» **REQUIRED WORK**
From the very first line of the data to the line containing "const yTicks = [0, 10, 20, 30, 40, 50];", retype everything exactly, leaving the pictures behind.

» **SOURCE EXCERPT**

□ □ □

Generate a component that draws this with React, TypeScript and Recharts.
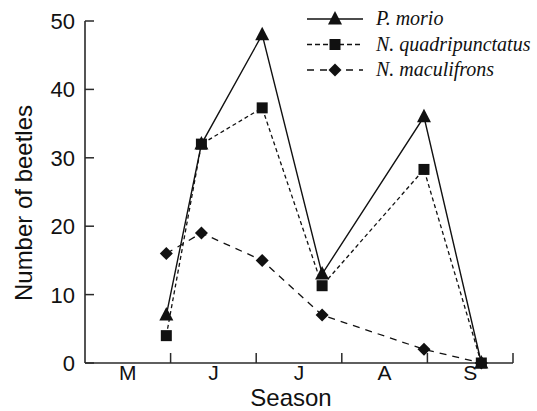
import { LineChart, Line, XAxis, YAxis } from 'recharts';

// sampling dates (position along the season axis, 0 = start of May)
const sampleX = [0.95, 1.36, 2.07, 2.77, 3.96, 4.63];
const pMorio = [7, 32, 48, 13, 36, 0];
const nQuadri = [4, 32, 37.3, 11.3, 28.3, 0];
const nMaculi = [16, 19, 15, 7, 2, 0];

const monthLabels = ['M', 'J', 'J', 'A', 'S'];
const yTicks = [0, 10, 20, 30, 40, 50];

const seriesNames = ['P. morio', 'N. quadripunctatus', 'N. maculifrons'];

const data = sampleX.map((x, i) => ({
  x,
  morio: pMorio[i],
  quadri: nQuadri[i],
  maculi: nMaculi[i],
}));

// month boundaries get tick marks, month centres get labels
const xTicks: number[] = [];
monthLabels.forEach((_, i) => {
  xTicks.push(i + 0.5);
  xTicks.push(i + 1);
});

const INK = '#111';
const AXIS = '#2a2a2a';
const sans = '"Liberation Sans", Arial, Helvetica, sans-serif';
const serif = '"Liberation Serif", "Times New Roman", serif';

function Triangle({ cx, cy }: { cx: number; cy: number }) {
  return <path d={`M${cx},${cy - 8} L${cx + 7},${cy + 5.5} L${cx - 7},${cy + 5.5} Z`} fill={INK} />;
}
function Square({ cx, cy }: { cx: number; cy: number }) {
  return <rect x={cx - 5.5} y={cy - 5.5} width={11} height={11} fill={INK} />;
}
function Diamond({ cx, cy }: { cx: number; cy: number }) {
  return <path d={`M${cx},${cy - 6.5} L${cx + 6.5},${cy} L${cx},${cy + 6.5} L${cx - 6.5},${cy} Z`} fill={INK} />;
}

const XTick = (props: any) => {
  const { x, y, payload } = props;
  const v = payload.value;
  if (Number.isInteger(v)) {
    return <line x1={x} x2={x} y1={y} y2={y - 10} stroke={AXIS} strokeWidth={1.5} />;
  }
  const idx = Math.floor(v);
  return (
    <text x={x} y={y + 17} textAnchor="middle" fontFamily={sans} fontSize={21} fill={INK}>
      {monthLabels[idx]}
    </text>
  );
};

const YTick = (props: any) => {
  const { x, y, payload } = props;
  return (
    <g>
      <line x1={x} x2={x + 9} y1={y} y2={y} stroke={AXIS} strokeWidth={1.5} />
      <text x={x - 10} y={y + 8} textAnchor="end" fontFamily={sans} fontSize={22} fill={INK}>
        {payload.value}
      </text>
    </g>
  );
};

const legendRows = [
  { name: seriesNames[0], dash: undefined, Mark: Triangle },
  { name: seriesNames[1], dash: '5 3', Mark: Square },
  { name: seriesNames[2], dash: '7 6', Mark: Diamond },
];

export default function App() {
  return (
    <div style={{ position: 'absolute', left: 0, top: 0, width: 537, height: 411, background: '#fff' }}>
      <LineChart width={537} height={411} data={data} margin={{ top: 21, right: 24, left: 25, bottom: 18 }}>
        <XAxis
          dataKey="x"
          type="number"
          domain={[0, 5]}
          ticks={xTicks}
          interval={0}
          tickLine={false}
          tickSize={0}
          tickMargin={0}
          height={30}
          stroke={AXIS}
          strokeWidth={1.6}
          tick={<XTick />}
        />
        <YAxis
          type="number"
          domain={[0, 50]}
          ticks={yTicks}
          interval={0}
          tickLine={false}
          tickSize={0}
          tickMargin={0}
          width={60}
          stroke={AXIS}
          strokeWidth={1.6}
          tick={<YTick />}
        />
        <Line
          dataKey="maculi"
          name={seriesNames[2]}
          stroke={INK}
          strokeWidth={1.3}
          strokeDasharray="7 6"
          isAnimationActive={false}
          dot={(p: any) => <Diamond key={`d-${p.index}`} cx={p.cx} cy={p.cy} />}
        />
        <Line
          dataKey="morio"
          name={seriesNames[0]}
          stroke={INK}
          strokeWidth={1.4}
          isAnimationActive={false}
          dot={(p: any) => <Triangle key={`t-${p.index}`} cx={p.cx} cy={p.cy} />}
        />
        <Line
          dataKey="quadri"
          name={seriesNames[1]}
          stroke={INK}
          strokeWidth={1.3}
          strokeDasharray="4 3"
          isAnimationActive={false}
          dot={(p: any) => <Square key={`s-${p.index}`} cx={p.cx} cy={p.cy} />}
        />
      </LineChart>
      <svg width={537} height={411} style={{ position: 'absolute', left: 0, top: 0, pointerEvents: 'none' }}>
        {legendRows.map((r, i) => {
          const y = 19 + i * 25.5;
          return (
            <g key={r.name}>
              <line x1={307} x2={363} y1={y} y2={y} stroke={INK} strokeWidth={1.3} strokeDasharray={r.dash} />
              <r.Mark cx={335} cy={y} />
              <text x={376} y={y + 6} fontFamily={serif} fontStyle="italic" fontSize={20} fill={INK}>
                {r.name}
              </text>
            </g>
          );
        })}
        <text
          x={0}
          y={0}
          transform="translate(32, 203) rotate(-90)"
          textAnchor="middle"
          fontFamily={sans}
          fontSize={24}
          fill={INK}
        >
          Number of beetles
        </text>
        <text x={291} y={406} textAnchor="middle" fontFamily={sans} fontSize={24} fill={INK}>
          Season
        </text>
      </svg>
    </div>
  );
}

□ □ □

» **THE RESULT**
Generate a component that draws this with React, TypeScript and Recharts.
import { LineChart, Line, XAxis, YAxis } from 'recharts';

// sampling dates (position along the season axis, 0 = start of May)
const sampleX = [0.95, 1.36, 2.07, 2.77, 3.96, 4.63];
const pMorio = [7, 32, 48, 13, 36, 0];
const nQuadri = [4, 32, 37.3, 11.3, 28.3, 0];
const nMaculi = [16, 19, 15, 7, 2, 0];

const monthLabels = ['M', 'J', 'J', 'A', 'S'];
const yTicks = [0, 10, 20, 30, 40, 50];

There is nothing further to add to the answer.